Année B — Toussaint — 1er novembre 2024
Évangile selon saint Mathieu 5, 1-12a
Tous saints… fête de tous ceux qui sont témoins de la réussite possible de l’Évangile ! Allégresse de l’immense assemblée de tous ceux qui, hier comme aujourd’hui, attestent que le monde à l’envers est la réalité de Dieu.
« Le saint est un mort : dans ce monde, il n’est plus au monde. L’Église canonise encore, mais languissamment, ses fidèles eux-mêmes ont le sentiment obscur que les saints appartiennent au passé. La sainteté me répugne (…) elle n’a qu’un seul usage aujourd’hui permettre aux hommes de mauvaise foi de raisonner faux ». Qui ne reprendra à son compte ce jugement acide de Jean-Paul Sartre ? Si la sainteté consiste en la triste gloire que l’on nous a souvent montrée en exemple : je vous le dis : un saint triste est un triste saint !
Nous avons fait des saints des héros exceptionnels, des vertus canonisées. Grâce à Dieu, en fêtant ce 1er novembre la foule de ceux qui, tout au long de leur vie, ont fait fructifier la graine de la foi dans une terre souvent ingrate, l’Église donne une autre image de la sainteté.
« Heureux le peuple de ceux qui cherchent Dieu ». Heureux le cortège des petits et des sans-nom qui, jour après jour, ont tenté de donner corps à l’Évangile. Bienheureuse, la cohorte de ceux qui fondent leur vie sur une nouvelle impensable !
Etrange litanie : bienheureux les pauvres, les affamés, ceux qui pleurent et sont persécutés. Est-ce là un programme de joie et de bonheur ? La pauvreté, nous la rejetons, nous condamnons la faim, l’injustice et le malheur nous révoltent !
Faut-il s’étonner si un tel projet engendre de « tristes saints » ?
A moins que quelque chose n’ait précédé ces exigences : l’annonce de l’avènement définitif du Règne de Dieu. Les Béatitudes engendrent alors les ressuscités : elles reconnaissent ce qui les précèdent, la proclamation et non l’acceptation personnelle du salut en Jésus, le Christ. « Heureux » n’est pas un point de départ mais une conclusion : « Dieu vous propose son salut ; en Jésus vous êtes sauvés, donc vous êtes heureux » !
Bienheureux saints rayonnants !
Bienheureux Zachée : ce fut fête pour toi lorsque le Seigneur entra chez toi pour souper, tu as pu renoncer à tes biens mal-acquis.
Bienheureuse Madeleine : ce fut fête pour toi lorsque tu te précipitas chez Simon pour pleurer aux pieds du Maître, tes larmes furent séchées, tu fus relevée, pardonnée.

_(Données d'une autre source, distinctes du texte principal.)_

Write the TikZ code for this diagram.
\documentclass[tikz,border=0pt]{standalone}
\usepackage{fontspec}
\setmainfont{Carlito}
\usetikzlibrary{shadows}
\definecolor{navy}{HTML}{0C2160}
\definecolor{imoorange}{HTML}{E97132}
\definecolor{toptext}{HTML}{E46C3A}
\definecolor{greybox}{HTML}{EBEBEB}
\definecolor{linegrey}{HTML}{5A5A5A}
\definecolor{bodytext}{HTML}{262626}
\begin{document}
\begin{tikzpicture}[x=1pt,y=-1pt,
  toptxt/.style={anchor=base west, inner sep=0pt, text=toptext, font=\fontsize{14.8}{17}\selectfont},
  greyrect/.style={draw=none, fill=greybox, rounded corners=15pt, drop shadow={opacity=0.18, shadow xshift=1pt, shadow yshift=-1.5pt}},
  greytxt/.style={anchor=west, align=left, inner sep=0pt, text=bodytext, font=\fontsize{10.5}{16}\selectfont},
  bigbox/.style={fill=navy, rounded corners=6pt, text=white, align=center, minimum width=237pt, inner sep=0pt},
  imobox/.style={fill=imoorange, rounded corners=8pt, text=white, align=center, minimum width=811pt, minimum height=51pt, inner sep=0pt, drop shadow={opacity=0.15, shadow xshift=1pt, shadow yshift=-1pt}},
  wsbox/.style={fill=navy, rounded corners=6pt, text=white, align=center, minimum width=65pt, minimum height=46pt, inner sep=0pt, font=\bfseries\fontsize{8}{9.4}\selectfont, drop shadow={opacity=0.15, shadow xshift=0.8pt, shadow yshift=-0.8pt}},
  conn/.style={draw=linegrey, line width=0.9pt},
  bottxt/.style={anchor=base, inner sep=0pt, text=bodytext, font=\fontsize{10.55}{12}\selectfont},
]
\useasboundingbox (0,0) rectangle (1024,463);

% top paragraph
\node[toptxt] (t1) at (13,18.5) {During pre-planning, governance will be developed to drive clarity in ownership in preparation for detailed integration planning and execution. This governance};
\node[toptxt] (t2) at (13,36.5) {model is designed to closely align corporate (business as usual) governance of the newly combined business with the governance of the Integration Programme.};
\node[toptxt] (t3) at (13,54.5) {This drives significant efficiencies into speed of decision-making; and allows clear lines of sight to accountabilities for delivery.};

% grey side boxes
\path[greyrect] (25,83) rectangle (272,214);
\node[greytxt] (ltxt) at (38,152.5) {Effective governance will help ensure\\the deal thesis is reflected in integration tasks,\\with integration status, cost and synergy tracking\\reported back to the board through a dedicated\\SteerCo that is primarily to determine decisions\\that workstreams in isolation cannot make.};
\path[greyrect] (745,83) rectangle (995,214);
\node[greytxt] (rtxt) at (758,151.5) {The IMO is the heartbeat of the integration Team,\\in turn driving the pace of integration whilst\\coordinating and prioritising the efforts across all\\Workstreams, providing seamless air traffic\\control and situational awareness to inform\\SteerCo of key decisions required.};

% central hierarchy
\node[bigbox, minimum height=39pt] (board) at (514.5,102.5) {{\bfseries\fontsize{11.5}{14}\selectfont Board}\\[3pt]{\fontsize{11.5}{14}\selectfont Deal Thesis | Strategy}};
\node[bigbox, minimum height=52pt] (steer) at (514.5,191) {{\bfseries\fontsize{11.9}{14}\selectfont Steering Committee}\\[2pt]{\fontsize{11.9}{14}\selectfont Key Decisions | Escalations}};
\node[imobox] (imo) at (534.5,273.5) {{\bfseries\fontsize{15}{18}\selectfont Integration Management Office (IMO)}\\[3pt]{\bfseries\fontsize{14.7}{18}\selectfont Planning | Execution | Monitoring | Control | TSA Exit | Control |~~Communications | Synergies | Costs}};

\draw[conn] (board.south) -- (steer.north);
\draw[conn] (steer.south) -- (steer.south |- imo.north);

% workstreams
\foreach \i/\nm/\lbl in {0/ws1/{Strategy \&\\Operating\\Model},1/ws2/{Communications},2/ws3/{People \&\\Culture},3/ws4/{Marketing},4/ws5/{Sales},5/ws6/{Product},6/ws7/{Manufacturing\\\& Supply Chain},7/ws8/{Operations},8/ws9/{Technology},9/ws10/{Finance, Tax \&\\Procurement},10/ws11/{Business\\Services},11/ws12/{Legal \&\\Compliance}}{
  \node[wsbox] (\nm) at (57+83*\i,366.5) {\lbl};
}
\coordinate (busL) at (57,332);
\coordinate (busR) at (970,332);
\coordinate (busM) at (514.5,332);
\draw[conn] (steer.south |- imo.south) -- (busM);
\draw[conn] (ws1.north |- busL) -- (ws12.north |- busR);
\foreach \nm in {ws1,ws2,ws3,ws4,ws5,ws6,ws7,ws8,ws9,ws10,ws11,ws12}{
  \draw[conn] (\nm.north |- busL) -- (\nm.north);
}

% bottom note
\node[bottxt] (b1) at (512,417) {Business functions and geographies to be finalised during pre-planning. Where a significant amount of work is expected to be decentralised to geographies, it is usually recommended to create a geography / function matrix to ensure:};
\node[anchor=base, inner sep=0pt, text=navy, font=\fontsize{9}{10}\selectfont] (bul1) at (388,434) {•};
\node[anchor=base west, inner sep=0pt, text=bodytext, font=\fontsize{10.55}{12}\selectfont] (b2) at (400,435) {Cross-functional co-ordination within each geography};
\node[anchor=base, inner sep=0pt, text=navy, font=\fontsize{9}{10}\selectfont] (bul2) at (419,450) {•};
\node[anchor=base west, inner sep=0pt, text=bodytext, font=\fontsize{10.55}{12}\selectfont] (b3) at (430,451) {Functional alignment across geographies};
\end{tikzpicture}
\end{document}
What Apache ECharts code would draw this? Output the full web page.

Bienheureuse femme de Samarie : tu rencontras le Seigneur au bord du puits et il a assouvi ta soif, tu as pu courir annoncer la Nouvelle.
Bienheureux vous tous qui avez cru que Dieu peut changer la vie, renverser l’ordre de des choses. Heureux vous qui libérez votre cœur pour aimer. Heureux vous qui êtes ouverts à l’inattendu et l’inespéré.
Heureux vous qui partagez les peines et les souffrances des autres, vous qui, en pleurant, êtes encore capable de lutter et d’aimer au lieu de ne gémir que sur vous. Heureux vous les doux, les tenaces, les patients, vous qui regardez l’avenir avec sérénité. Heureux les affamés de justice, qui avez faim du salut que Dieu propose, qui avez soif de la justice pour tous les hommes ! Heureux ceux qui ont un cœur comme Dieu, heureux les miséricordieux ! Heureux les cœurs purs, ceux qui font la transparence en eux, ceux qui font la vérité entre les hommes. Heureux ceux qui tissent les liens de fraternité, Dieu leur donne déjà sa paix à vivre ! Heureux ceux qui souffrent parce qu’ils croient en l’amour. Bienheureux ceux qui sont malmenés parce qu’ils mettent leur espérance en Dieu et en l’homme.
Oui, heureux vous tous qui rayonnez du salut que Dieu donne : les cicatrices de vos renoncements dessinent votre visage de gloire. Heureux vous qui vivez le monde à l’envers des Béatitudes : vous l’affirmer, la vie ne va pas à la mort mais à la vie éternelle ! Heureux vous qui avez des têtes de ressuscités.